How to make a North London Quilt

I’ve never been I’m a fan of quilting. I thought it looked like a pain in the rear end to cut things out, sew them together, then sew more together, so on and so on… and the idea that in order to do this I had to buy more fabric *specifically for this task*…

A mix of handprinted Indian cotton, Liberty lawn, some rubbish I got at Ikea and wool crepe.
..especially when duvets exist.

My understanding of quilts, and patchwork, is that they were something that was originally made to make use of tiny scraps of worn out clothes, so it seems a bit absurd that making a quilt is more of a status symbol these days than the creation of anything useful. However, recently I found myself with a great many scraps, and no money to buy fabric, so I found some information about how to make a simple log cabin quilt which just involves sewing strips of fabric around a central square. I have made a couple of patchwork quilts before, but I hated every second of it. It was amazingly dull, sewing squares together endlessly.

The Liberty print at the centre was bought in one of Liberty's excellent little sales. It has vampire bats and things on it.
The Liberty print at the centre was bought in one of Liberty’s excellent little sales. It has vampire bats and things on it. Also there is some wool crepe, some rubbish I got from Ikea, handprinted Indian cotton from Cloth House and a bit of lawn from Croft Mill.

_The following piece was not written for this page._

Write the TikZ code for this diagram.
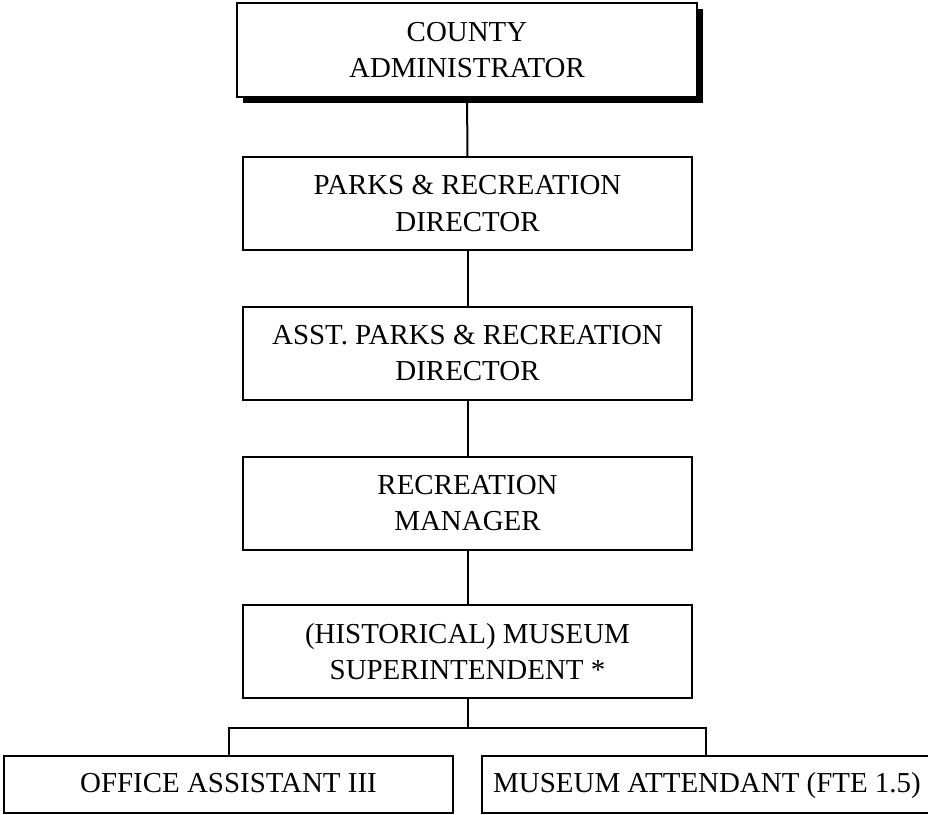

The log cabin quilts made from scraps I saw online were made with a fine eye for colour and pattern and design. Someone had sifted through their scraps with love, care and attention. I don’t have any of those things, so I sewed the strips done together in a random order.

But the log cabin pattern come together very quickly and I was able to make 4 blocks (which is the name for the individual components of a larger quilt) in about 40 minutes. Had I been bothered, I would have tried to arrange the scraps in a aesthetically pleasing order but I figured true “makers” are driven not so much by aesthetics but a wish to save money and make use of things, Womble style. So with that in mind, all I really tried to do would make sure that identical strips were not touching one another.

I have 4 blocks now, enough for a cot quilt I guess, but I think I will carry on and wear down my scraps pile, and see where it takes me. It feels very virtuous to be making use of these. Have I been converted into one of those crazed quilting women I saw at the Knitting and Stitching Show, a slightly crazed look on their faces as they seized fistfuls of fat quarters? Who knows. Maybe…

2 thoughts on “How to make a North London Quilt”

  1. I love the random combination! I totally agree with your assessment of quilting. It floors me how pricey quilting cottons are. No doubt the ones that people make these days are beautiful, but I like the random smattering of colors and textures that happens when you put together scraps (for free!). I have a set of great uncles who were tailors who made a quilt for my Mom and her siblings as a kid out of scraps of all the different wools they used in their trade. I wish that one had survived, but my Mom said that it was very very warm.

    1. I thought of Dolly Parton’s song, Coat of Many Colors, when I started to make it, and thought of the skill and creativity (to say nothing of her poverty and desperation) of Dolly’s mother to have cobbled together scraps to make a coat. I also remember my own mother attempting paper piecing, on and off, over several years and eventually making enough to cover a very small placemat. She didn’t really have much patience.